* _Problem requirements_:
Keep only the lines that hold the string "this", filtering out the rest of the entries below.

* _Records to use_:

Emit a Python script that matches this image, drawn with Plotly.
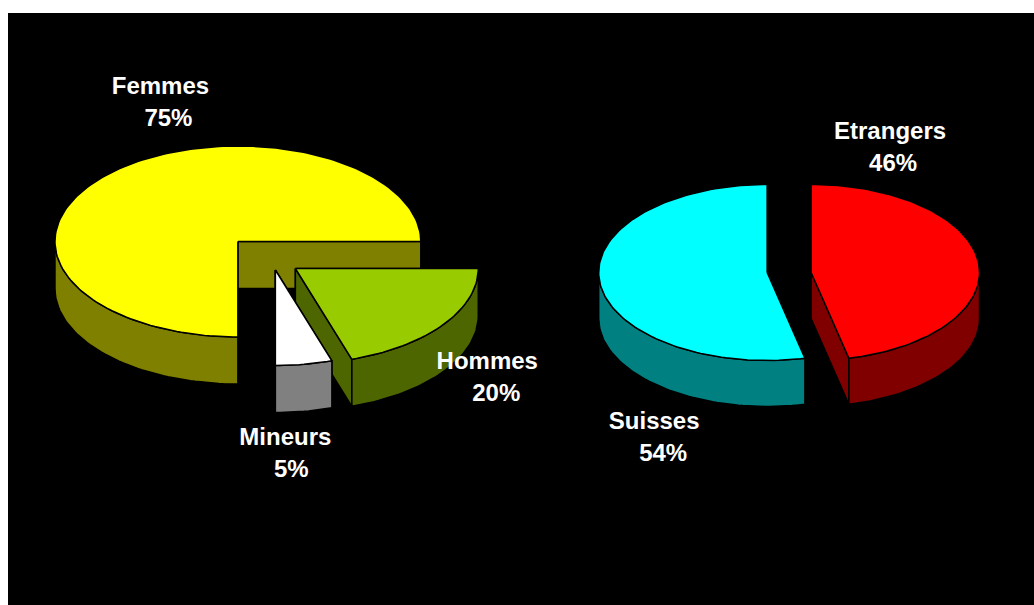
import math
import plotly.graph_objects as go

# Data
left_categories = ["Femmes", "Hommes", "Mineurs"]
left_values = [75, 20, 5]
right_categories = ["Etrangers", "Suisses"]
right_values = [46.4, 53.6]

# Styles / geometry
left_top = ["#FFFF00", "#99CC00", "#FFFFFF"]
left_wall = ["#808000", "#4D6600", "#808080"]
right_top = ["#FF0000", "#00FFFF"]
right_wall = ["#800000", "#008080"]
left_apex = [(237.5, 241.5), (295, 268.5), (275, 270)]
right_apex = [(811, 272.5), (767, 272.5)]
left_name_pos = [(160, 88), (487, 363), (285, 439)]
left_pct_pos = [(168, 120), (496, 395), (291, 471)]
right_name_pos = [(890, 133), (654, 423)]
right_pct_pos = [(893, 165), (663, 455)]

fig = go.Figure()


def pt(apex, rx, ry, deg, dy=0.0):
    a = math.radians(deg)
    return apex[0] + rx * math.cos(a), apex[1] + ry * math.sin(a) + dy


def poly(xs, ys, fill):
    fig.add_trace(go.Scatter(
        x=xs, y=ys, mode="lines", fill="toself", fillcolor=fill,
        line=dict(color="#000000", width=1.5), hoverinfo="skip",
        showlegend=False))


def arc(apex, rx, ry, d0, d1, dy=0.0):
    n = max(2, int(abs(d1 - d0) / 1.5) + 1)
    pts = [pt(apex, rx, ry, d0 + (d1 - d0) * i / (n - 1), dy) for i in range(n)]
    return [p[0] for p in pts], [p[1] for p in pts]


def pie(values, start, apexes, rx, ry, depth, tops, walls):
    cur = start
    for v, apex, top, wall in zip(values, apexes, tops, walls):
        sweep = v * 3.6
        end = cur + sweep
        # cut faces
        for d in (cur, end):
            p = pt(apex, rx, ry, d)
            poly([apex[0], p[0], p[0], apex[0], apex[0]],
                 [apex[1], p[1], p[1] + depth, apex[1] + depth, apex[1]], wall)
        # outer rim: front half only
        for k in (0, 360):
            lo, hi = max(cur, k), min(end, k + 180)
            if hi > lo:
                x0, y0 = arc(apex, rx, ry, lo, hi)
                x1, y1 = arc(apex, rx, ry, hi, lo, depth)
                poly(x0 + x1 + x0[:1], y0 + y1 + y0[:1], wall)
        # top face
        xa, ya = arc(apex, rx, ry, cur, end)
        poly([apex[0]] + xa + [apex[0]], [apex[1]] + ya + [apex[1]], top)
        cur = end


pie(left_values, 90, left_apex, 183, 95.5, 47, left_top, left_wall)
pie(right_values, -90, right_apex, 168.5, 88, 46, right_top, right_wall)

names = left_categories + right_categories
vals = left_values + right_values
name_pos = left_name_pos + right_name_pos
pct_pos = left_pct_pos + right_pct_pos
fig.add_trace(go.Scatter(
    x=[p[0] for p in name_pos] + [p[0] for p in pct_pos],
    y=[p[1] for p in name_pos] + [p[1] for p in pct_pos],
    text=names + [f"{v:.0f}%" for v in vals],
    mode="text", textposition="middle center",
    textfont=dict(family="Liberation Sans", size=24, color="#FFFFFF", weight="bold"),
    hoverinfo="skip", showlegend=False))

fig.update_layout(
    width=1034, height=605,
    margin=dict(l=7.5, r=0, t=13, b=0, pad=0),
    paper_bgcolor="#FFFFFF", plot_bgcolor="#000000",
    xaxis=dict(range=[7.5, 1034], visible=False, fixedrange=True),
    yaxis=dict(range=[605, 13], visible=False, fixedrange=True),
    showlegend=False,
)
fig.write_html(
    "out.html",
    config={"displayModeBar": False},
    post_script="document.body.style.margin='0';document.documentElement.style.overflow='hidden';window.dispatchEvent(new Event('resize'));",
)
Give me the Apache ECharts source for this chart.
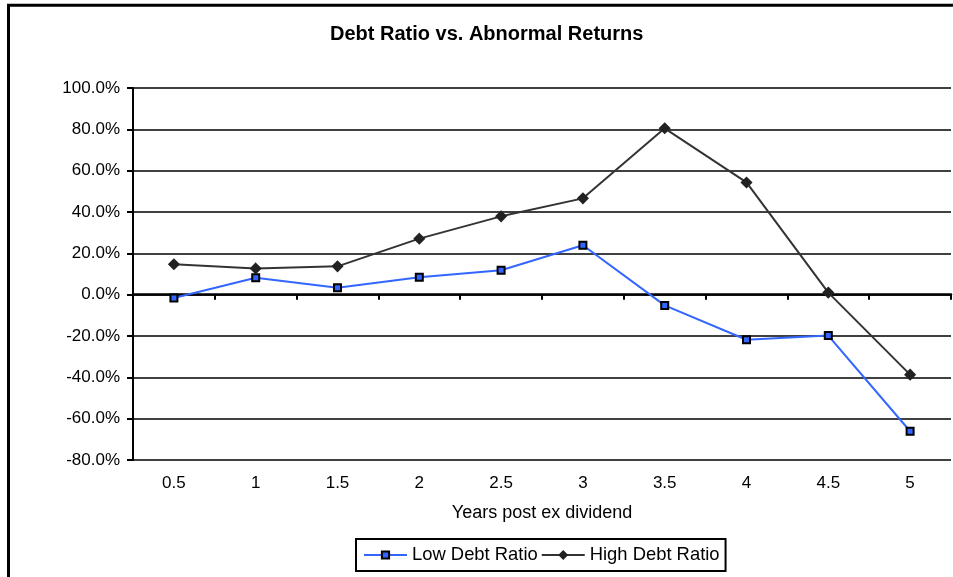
<!DOCTYPE html>
<html lang="en">
<head>
  <meta charset="UTF-8">
  <title>Debt Ratio vs. Abnormal Returns</title>
  <script src="https://cdn.jsdelivr.net/npm/echarts@6.0.0/dist/echarts.min.js"></script>
  <style>
    html, body { margin: 0; padding: 0; background: #fff; }
    #chart { width: 953px; height: 577px; }
  </style>
</head>
<body>
<div id="chart"></div>
<script>
  // datos (en %)
  var years = ['0.5', '1', '1.5', '2', '2.5', '3', '3.5', '4', '4.5', '5'];
  var lowDebt = [-1.6, 8.2, 3.4, 8.4, 11.8, 23.9, -5.2, -21.8, -19.8, -66.1];
  var highDebt = [14.7, 12.7, 13.7, 27.1, 37.9, 46.6, 80.5, 54.3, 1.0, -38.7];
  var seriesNames = ['Low Debt Ratio', 'High Debt Ratio'];

  var font = 'Liberation Sans, Arial, sans-serif';
  var chart = echarts.init(document.getElementById('chart'));

  var option = {
    backgroundColor: '#fff',
    animation: false,
    title: {
      text: 'Debt Ratio vs. Abnormal Returns',
      left: 330,
      top: 24,
      padding: 0,
      textStyle: { fontFamily: font, fontSize: 20, fontWeight: 'bold', color: '#000' }
    },
    legend: {
      data: seriesNames,
      left: 356,
      top: 539,
      padding: [7, 6, 7, 7],
      itemGap: 3,
      itemWidth: 43,
      itemHeight: 9,
      borderColor: '#000',
      borderWidth: 2,
      textStyle: { fontFamily: font, fontSize: 18.4, color: '#000' }
    },
    grid: {
      left: 133,
      right: 2,
      top: 88,
      bottom: 117,
      outerBoundsMode: 'none'
    },
    xAxis: [
      {
        type: 'category',
        data: years,
        boundaryGap: true,
        axisLine: { onZero: true, lineStyle: { color: '#000', width: 2.5 } },
        axisTick: { show: true, inside: false, length: 5, lineStyle: { color: '#000', width: 2 } },
        axisLabel: { show: false },
        splitLine: { show: false }
      },
      {
        type: 'category',
        data: years,
        position: 'bottom',
        boundaryGap: true,
        axisLine: { show: false, onZero: false },
        axisTick: { show: false },
        axisLabel: { show: true, margin: 15, fontFamily: font, fontSize: 17, color: '#000' },
        name: 'Years post ex dividend',
        nameLocation: 'middle',
        nameGap: 44,
        nameTextStyle: { fontFamily: font, fontSize: 18, color: '#000' }
      }
    ],
    yAxis: {
      type: 'value',
      min: -80,
      max: 100,
      interval: 20,
      axisLine: { show: true, lineStyle: { color: '#000', width: 2 } },
      axisTick: { show: true, inside: false, length: 6, lineStyle: { color: '#000', width: 2 } },
      axisLabel: {
        margin: 13,
        fontFamily: font,
        fontSize: 17,
        color: '#000',
        formatter: function (v) { return v.toFixed(1) + '%'; }
      },
      splitLine: { show: true, lineStyle: { color: '#000', width: 1.5 } }
    },
    series: [
      {
        name: seriesNames[0],
        type: 'line',
        xAxisIndex: 0,
        data: lowDebt,
        symbol: 'rect',
        symbolSize: 7,
        lineStyle: { color: '#3366ff', width: 2 },
        itemStyle: { color: '#3366ff', borderColor: '#000', borderWidth: 2 }
      },
      {
        name: seriesNames[1],
        type: 'line',
        xAxisIndex: 0,
        data: highDebt,
        symbol: 'diamond',
        symbolSize: 10,
        lineStyle: { color: '#333', width: 2 },
        itemStyle: { color: '#222', borderColor: '#222', borderWidth: 1.5 }
      }
    ],
    graphic: [
      {
        type: 'rect',
        shape: { x: 8.5, y: 5.3, width: 960, height: 600 },
        style: { fill: 'none', stroke: '#000', lineWidth: 3 },
        silent: true
      }
    ]
  };

  chart.setOption(option);
</script>
</body>
</html>
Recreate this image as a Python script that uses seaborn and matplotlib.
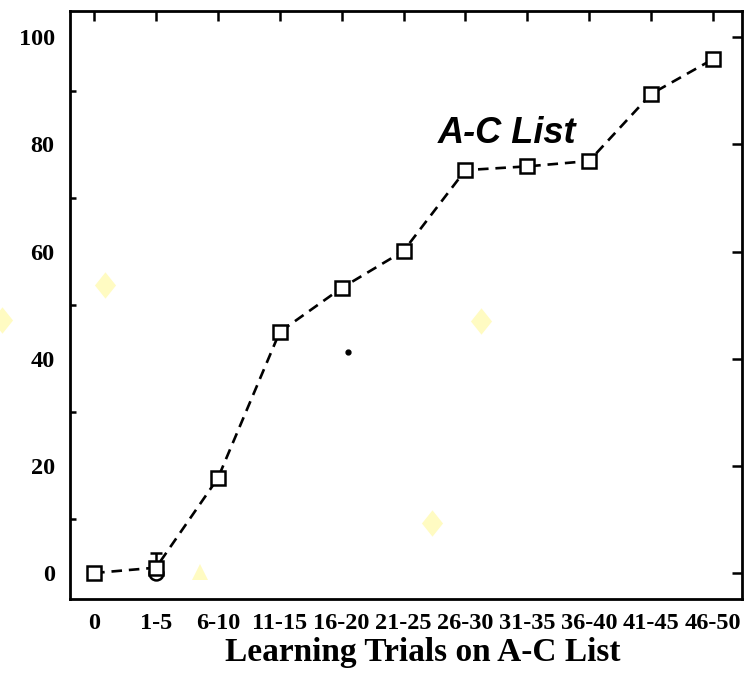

* _Answer_:
Emit a Python script that matches this image, drawn with Plotly.
Give me the Apache ECharts source for this chart.
Recreate this image as a Python script that uses seaborn and matplotlib.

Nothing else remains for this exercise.